Why we don’t want to grow up.

You may have already noticed, but we’re a pretty small operation . Some of the big insurance companies probably have more people working in their mail room than we have in our entire operation – and you know what? We’re good with that. We’ve worked at some of the big insurance companies, and while it’s nice to have those large financial resources behind you – there’s also some real obstacles if you want to actually improve your business.

At a large company, the executive team is generally very removed from day-to-day operations. So, they are reliant on the “chain of command” to get customer feedback, and learn how things are actually going “out in the field”. It’s hard to glean many operational insights from spreadsheets of financials, and “executive summaries” written by middle management. When making a change, there’s also a lot of inertia to overcome, and if you’re already financially successful there is a tendency to not want to “rock the boat”. “Steering committees” are required in order to get cross company buy-in, and just the employee “change management” aspect of a project can seem overwhelming.

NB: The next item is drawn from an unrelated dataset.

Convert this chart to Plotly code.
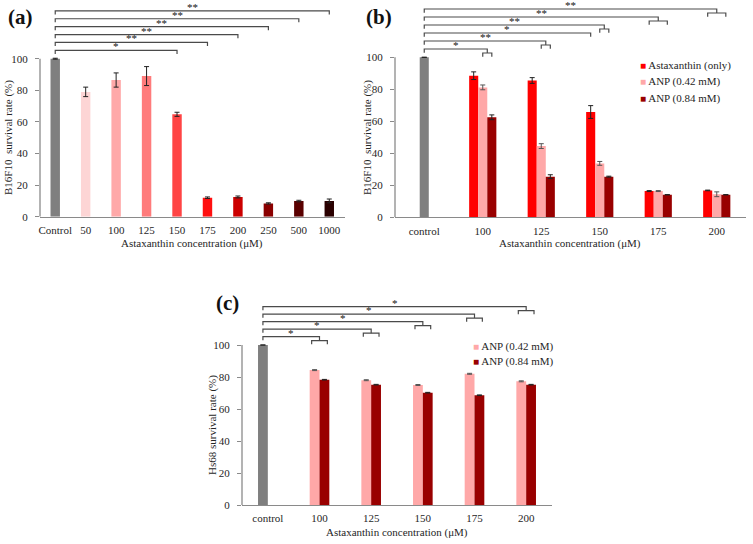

There’s some additional challenges specific to large insurance companies:

  • When you’ve built up a large book of business over many years (i.e. many insurance policyholders), and those policyholders tend to renew year after year without a peep, there’s a tendency to want to “let sleeping dogs lie”.
  • As long as the portfolio is performing reasonably well (i.e. claims aren’t costing more than the premiums coming in the door), why change things? The risk of hurting your retention rate (i.e. percentage of customers that renew), probably outweighs the benefits of any possible increase in sales.
  • Even if you decide that the change is worthwhile, the thought of communicating that change can seem very daunting when you know it’s going to impact tens (or hundreds) of thousands of customers. This aspect can be especially challenging for Insurance companies whose products are sold through an independent broker. Technically, the customer relationship is “owned” by the broker, so the insurance company (i.e. the company actually providing the product to the customer) may have difficulty even engaging in a conversation with the customer.

We believe this is why most insurance products seem so out of touch with the demands of today’s consumers. If it seems like these products (and the way that they are delivered) was designed in the 70’s, because they were!

Let’s contrast the above to Square One:

  • In our case, we started from, well square one. We were able to design our home insurance product without worrying about any of those pesky legacy issues. Our policy management system was designed from scratch, so that we could take advantage of the latest and greatest technology and the web, to allow customers to interact with us in the way that they want – and allow a level of product customization that in the past wasn’t feasible.
  • We’re also very comfortable with electronic communications, and have the email address of all our customers, so it’s easy for us to stay in touch with our customers (who also tends to be pretty technically savvy).
  • Finally, we don’t sell our products through insurance brokers, but rather through our own amazing team of salaried agents. That means that if we’re making a change or offering a new coverage we don’t have the challenge of trying to communicate that out to 1,000 different brokerages across Canada (who also sell many other companies products, so probably don’t have your undivided attention). Instead we can just walk down the hall, and gather the team together to discuss.

As an executive team, we really keep our ears to the ground. We’re intimately involved in every aspect of the company’s operations, and no detail is too small for us to sweat. If our call center gets busy, we’ll take the overflow calls. If you initiate a late night online chat, odds are you’ll get Daniel our CEO, who is always happy to add some variety to his long workday by talking to a customer. We take customer feedback very seriously. You can be sure that every comment (good or bad) is reviewed by the executive team, to confirm we’re on track or to identify things we could be doing better.

Even though our business is growing by leaps and bounds and word of mouth has been awesome, we intend to keep our “start-up” mindset by staying lean. The majority of our quoting activity is done online (recently as high as 75%!). That means our staffing levels haven’t needed to grow linearly with our business. The lower staffing growth allows us to be very picky and methodical in our new hire and training processes, to ensure that all of our agents are really top notch. And because our agents don’t have to spend time doing mundane stuff like administration (most of our business processes are totally automated), our agents are focused on high value activities (like assisting customers that have tough insurance questions that can’t be answered on our website). This allows us to pay our agents better than industry average, which again helps us attract the best of the best. We truly believe that amazing things can be accomplished by a small team of superstars.

It can be tempting to chase growth. For example, it would be easy for us to launch a splashy national marketing campaign, and branch into a bunch of different insurance products to boost our growth – but that’s just not what we’re about. We are very deliberate about who we are, and what our strengths are. We vow to never launch a product unless:

  • It’s better than what’s already out there in the market; and
  • It can be supported with the level of customer service we currently provide.

We’ll never be all things to all people, because frankly we think that’s a recipe for mediocrity and customer disappointment.